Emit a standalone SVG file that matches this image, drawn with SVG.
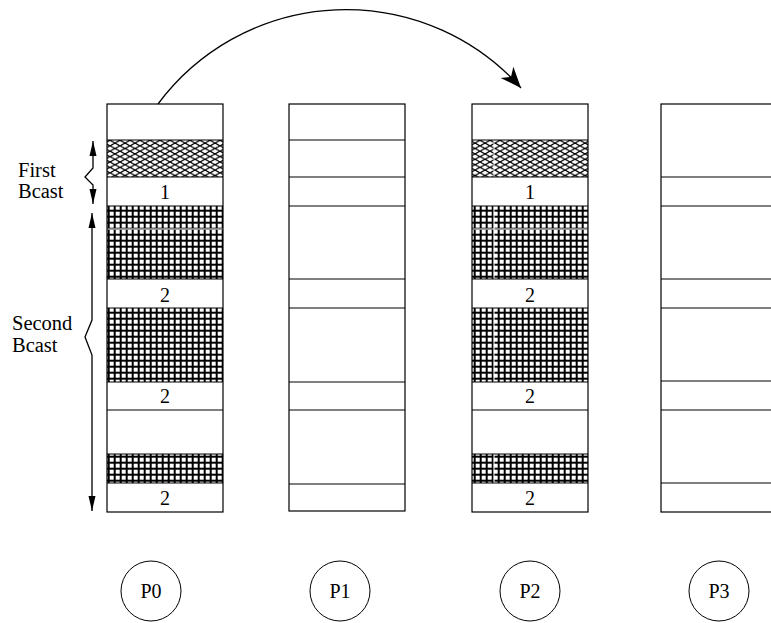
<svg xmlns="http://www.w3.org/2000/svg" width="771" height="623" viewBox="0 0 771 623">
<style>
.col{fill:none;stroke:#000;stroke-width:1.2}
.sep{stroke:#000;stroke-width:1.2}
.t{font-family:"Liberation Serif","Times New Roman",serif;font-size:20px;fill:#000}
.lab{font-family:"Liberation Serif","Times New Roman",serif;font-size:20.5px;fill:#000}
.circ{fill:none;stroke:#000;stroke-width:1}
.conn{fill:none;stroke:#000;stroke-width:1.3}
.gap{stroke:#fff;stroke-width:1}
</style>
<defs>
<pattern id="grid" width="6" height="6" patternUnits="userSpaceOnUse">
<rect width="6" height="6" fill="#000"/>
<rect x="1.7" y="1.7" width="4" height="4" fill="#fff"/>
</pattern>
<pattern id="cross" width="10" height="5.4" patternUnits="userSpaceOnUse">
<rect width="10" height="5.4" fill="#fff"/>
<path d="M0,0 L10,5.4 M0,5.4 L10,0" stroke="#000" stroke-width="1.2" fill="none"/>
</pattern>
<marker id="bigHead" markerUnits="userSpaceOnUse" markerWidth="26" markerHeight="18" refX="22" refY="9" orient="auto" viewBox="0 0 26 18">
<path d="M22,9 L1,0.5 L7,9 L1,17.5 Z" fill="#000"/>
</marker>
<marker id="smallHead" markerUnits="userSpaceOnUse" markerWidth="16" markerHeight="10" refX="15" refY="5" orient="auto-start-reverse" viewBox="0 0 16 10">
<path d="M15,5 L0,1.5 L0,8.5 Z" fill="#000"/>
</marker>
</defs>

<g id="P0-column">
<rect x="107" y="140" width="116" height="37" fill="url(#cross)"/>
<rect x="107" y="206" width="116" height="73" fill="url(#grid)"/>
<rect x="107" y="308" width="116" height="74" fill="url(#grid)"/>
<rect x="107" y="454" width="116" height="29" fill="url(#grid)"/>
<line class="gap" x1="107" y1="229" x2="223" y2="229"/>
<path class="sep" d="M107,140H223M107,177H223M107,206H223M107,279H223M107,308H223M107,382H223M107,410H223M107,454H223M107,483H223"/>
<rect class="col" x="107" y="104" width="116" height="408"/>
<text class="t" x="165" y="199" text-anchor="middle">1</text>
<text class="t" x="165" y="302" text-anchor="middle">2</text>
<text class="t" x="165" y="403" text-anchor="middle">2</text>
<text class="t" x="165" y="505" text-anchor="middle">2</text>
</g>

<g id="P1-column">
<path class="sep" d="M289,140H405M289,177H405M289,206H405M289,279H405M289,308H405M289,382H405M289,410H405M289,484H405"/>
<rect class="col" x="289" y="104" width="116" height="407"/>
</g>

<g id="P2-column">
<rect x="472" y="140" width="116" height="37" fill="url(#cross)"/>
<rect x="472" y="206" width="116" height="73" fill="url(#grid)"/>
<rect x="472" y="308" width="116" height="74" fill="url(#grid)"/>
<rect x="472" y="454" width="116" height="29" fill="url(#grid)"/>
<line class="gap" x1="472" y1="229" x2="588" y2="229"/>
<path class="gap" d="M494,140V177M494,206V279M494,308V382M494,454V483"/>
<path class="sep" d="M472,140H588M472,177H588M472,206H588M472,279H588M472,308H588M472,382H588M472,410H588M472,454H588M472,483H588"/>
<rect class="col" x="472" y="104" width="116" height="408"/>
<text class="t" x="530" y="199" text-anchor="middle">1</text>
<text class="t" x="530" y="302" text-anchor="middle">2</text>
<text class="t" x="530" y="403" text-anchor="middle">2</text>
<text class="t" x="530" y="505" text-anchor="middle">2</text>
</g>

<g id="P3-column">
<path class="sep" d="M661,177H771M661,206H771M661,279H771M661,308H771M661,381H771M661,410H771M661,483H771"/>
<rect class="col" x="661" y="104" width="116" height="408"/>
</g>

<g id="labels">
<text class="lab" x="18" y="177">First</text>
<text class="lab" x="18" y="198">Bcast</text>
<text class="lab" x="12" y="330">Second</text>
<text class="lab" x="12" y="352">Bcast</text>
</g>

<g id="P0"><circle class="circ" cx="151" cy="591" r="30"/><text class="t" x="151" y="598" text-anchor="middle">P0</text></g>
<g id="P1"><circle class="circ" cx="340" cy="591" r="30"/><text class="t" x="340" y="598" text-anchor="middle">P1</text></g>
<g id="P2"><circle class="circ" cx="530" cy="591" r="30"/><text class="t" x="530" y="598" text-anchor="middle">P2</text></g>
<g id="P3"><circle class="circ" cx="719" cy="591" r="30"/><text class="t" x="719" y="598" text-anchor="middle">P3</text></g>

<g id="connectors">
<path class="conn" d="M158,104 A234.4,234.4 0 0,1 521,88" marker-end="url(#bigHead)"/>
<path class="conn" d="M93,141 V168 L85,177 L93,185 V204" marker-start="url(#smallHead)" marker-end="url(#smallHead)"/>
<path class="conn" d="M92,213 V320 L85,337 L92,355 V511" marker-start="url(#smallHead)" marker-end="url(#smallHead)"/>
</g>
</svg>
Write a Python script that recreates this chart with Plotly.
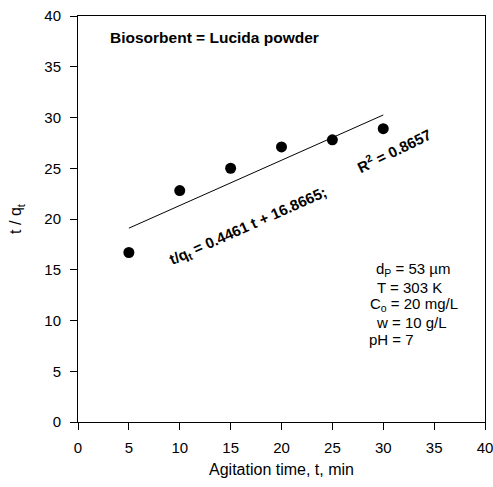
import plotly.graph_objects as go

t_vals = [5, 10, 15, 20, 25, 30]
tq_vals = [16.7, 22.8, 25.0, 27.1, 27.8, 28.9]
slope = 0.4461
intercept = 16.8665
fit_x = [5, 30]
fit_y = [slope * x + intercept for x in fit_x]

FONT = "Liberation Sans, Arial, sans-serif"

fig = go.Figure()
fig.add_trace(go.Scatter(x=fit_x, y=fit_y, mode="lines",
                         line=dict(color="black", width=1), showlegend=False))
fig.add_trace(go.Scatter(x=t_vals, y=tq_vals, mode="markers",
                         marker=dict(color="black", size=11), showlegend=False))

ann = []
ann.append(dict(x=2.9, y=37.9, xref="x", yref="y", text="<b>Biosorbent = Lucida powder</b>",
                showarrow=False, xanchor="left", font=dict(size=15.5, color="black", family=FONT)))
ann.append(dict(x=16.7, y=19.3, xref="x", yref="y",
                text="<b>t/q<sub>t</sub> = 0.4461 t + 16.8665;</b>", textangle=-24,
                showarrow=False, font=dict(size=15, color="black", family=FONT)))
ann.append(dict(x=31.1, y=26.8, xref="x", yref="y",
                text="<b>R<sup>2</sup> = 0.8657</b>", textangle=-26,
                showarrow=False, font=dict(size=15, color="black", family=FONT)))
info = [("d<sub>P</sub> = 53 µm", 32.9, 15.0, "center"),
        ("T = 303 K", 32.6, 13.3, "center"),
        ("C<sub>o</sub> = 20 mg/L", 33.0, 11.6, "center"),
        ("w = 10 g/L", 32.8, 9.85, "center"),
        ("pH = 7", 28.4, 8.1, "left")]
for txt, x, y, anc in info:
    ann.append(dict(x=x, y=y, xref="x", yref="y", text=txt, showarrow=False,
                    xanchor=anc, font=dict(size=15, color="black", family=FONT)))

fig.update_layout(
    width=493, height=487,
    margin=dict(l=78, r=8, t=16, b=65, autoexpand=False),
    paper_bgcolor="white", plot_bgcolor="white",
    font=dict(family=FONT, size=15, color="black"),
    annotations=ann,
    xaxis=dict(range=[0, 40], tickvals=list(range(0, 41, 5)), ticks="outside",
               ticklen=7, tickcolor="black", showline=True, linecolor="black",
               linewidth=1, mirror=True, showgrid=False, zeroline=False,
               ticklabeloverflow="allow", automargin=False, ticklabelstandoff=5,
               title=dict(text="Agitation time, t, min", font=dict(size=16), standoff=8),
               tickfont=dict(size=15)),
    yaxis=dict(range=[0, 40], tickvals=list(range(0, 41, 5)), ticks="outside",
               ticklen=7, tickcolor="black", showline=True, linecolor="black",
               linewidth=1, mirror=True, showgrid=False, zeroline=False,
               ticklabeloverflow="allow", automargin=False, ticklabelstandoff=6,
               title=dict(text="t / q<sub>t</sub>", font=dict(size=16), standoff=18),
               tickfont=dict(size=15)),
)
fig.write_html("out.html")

— Problem details —
In the entries above, find every line with the word "that" and list it.

— Task solution —
Emit a standalone SVG file that matches this image, drawn with SVG.
Write a Python script that recreates this chart with Plotly.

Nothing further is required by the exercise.